Work to complete: Repeat the lines of the data that follow, please, starting at the first and stopping after the one with "import plotly.graph_objects as go".

=-=-=-=-=

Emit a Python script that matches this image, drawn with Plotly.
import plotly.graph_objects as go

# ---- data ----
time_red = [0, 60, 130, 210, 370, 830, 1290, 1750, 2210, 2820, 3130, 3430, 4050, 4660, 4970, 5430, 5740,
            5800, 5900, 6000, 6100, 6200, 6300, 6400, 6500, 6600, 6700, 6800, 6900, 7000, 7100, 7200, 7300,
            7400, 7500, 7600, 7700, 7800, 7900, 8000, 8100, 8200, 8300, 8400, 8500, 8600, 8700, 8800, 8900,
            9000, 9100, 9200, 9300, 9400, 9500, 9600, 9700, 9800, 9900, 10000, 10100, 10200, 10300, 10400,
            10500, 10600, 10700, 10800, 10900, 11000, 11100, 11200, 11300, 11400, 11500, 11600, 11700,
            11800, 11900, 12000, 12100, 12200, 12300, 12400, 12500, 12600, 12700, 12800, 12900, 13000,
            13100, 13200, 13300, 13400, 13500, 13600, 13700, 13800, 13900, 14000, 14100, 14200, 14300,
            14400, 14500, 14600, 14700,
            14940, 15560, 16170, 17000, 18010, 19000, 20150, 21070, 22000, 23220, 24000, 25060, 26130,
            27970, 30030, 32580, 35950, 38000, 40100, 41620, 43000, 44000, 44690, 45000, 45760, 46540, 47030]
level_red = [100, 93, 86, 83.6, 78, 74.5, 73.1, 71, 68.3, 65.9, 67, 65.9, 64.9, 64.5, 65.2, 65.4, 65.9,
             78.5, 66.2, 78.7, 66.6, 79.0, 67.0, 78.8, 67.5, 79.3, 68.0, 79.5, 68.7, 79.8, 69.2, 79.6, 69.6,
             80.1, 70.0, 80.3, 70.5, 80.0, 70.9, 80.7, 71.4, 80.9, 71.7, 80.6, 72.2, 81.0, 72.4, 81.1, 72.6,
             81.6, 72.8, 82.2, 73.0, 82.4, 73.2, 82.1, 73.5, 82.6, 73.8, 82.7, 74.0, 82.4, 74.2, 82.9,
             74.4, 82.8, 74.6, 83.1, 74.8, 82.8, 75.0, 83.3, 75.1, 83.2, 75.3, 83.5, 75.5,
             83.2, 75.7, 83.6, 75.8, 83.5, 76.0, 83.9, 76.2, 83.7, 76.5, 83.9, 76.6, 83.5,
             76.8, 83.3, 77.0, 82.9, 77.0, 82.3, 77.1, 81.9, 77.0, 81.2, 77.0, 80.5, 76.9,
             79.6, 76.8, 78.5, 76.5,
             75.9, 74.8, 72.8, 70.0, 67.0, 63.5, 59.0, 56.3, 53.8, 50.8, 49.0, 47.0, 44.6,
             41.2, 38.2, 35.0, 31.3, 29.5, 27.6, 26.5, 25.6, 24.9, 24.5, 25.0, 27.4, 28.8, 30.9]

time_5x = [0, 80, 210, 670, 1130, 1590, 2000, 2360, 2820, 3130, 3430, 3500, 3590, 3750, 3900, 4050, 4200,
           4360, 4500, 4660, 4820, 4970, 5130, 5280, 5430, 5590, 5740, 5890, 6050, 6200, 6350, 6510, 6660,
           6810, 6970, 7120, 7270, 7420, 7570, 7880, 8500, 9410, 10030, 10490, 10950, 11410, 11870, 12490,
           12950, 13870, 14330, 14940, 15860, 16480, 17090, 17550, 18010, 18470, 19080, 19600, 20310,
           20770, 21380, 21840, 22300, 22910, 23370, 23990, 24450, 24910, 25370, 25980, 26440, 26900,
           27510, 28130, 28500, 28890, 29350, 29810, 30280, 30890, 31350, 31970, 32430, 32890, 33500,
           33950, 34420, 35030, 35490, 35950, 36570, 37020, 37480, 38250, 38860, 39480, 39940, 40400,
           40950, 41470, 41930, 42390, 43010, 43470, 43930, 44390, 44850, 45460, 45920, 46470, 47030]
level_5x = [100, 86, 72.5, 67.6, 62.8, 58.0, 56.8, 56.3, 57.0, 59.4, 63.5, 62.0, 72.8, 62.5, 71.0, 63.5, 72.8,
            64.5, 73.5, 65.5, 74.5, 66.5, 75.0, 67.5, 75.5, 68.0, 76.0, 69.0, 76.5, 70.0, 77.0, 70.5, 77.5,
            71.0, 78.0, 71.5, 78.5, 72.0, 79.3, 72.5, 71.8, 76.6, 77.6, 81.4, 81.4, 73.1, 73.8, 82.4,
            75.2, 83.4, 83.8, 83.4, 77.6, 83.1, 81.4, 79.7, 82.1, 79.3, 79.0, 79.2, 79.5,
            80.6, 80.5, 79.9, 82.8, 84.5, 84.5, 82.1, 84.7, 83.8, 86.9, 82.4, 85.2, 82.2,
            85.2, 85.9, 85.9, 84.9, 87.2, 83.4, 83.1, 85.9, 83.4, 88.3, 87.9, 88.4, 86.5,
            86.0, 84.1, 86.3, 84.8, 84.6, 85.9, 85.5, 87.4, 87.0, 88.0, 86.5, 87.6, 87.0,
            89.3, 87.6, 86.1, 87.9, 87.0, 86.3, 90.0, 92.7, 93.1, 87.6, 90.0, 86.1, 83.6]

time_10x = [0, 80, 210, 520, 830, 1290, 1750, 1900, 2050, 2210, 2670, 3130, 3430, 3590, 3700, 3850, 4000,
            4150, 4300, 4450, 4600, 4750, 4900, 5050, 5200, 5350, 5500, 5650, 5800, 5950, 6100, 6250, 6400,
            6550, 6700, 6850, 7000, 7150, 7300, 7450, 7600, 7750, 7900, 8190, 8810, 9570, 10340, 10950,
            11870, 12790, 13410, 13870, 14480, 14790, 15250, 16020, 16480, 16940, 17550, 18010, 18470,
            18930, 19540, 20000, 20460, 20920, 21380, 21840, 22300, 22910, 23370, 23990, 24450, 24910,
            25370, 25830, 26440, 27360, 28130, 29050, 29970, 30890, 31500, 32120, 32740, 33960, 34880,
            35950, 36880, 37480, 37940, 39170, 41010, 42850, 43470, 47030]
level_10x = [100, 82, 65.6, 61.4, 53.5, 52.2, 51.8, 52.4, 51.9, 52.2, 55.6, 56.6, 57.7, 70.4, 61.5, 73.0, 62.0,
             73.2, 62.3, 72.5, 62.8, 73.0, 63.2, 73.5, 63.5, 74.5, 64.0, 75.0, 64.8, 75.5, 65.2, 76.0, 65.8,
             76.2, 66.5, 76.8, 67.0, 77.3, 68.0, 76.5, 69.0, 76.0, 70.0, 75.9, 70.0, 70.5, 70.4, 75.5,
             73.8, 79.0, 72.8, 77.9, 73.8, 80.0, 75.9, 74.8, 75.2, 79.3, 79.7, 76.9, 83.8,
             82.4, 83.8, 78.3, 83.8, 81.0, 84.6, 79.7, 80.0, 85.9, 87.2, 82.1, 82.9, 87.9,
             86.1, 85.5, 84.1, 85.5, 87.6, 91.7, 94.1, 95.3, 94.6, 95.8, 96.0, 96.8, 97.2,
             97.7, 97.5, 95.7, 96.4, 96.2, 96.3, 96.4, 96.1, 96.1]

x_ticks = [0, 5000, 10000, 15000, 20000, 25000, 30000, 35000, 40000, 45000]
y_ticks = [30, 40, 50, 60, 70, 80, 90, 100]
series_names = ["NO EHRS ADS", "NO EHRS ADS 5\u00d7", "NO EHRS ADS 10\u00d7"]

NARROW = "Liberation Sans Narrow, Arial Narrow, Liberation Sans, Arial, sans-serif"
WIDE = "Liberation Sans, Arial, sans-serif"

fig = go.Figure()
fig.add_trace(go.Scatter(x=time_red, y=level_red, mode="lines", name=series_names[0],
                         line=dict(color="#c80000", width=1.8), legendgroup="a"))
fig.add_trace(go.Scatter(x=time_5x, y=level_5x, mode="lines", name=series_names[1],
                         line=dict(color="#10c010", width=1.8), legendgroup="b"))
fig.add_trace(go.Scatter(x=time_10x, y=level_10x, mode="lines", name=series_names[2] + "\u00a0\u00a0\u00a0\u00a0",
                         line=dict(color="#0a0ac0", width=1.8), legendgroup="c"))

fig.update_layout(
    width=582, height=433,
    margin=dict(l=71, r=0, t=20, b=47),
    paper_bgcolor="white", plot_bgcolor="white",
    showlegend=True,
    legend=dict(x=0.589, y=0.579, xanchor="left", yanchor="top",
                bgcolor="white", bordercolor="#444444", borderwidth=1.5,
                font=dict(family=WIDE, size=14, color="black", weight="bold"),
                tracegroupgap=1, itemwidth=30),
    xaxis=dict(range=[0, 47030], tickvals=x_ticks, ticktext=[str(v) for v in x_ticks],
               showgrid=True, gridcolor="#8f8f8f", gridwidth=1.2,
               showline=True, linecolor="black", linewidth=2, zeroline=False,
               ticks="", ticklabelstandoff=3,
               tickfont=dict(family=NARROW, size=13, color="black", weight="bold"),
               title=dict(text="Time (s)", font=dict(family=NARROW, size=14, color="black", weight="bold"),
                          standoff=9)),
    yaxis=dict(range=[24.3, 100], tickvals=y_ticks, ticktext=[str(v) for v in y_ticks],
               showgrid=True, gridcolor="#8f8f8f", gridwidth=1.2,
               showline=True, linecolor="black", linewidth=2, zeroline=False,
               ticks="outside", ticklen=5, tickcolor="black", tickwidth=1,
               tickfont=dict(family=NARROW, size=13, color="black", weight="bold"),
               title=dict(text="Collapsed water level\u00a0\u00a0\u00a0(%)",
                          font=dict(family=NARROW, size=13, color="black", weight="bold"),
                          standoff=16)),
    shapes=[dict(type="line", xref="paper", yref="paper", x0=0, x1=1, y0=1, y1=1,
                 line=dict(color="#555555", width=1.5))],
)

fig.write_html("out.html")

=-=-=-=-=

Solution to this task:
Emit a Python script that matches this image, drawn with Plotly.
import plotly.graph_objects as go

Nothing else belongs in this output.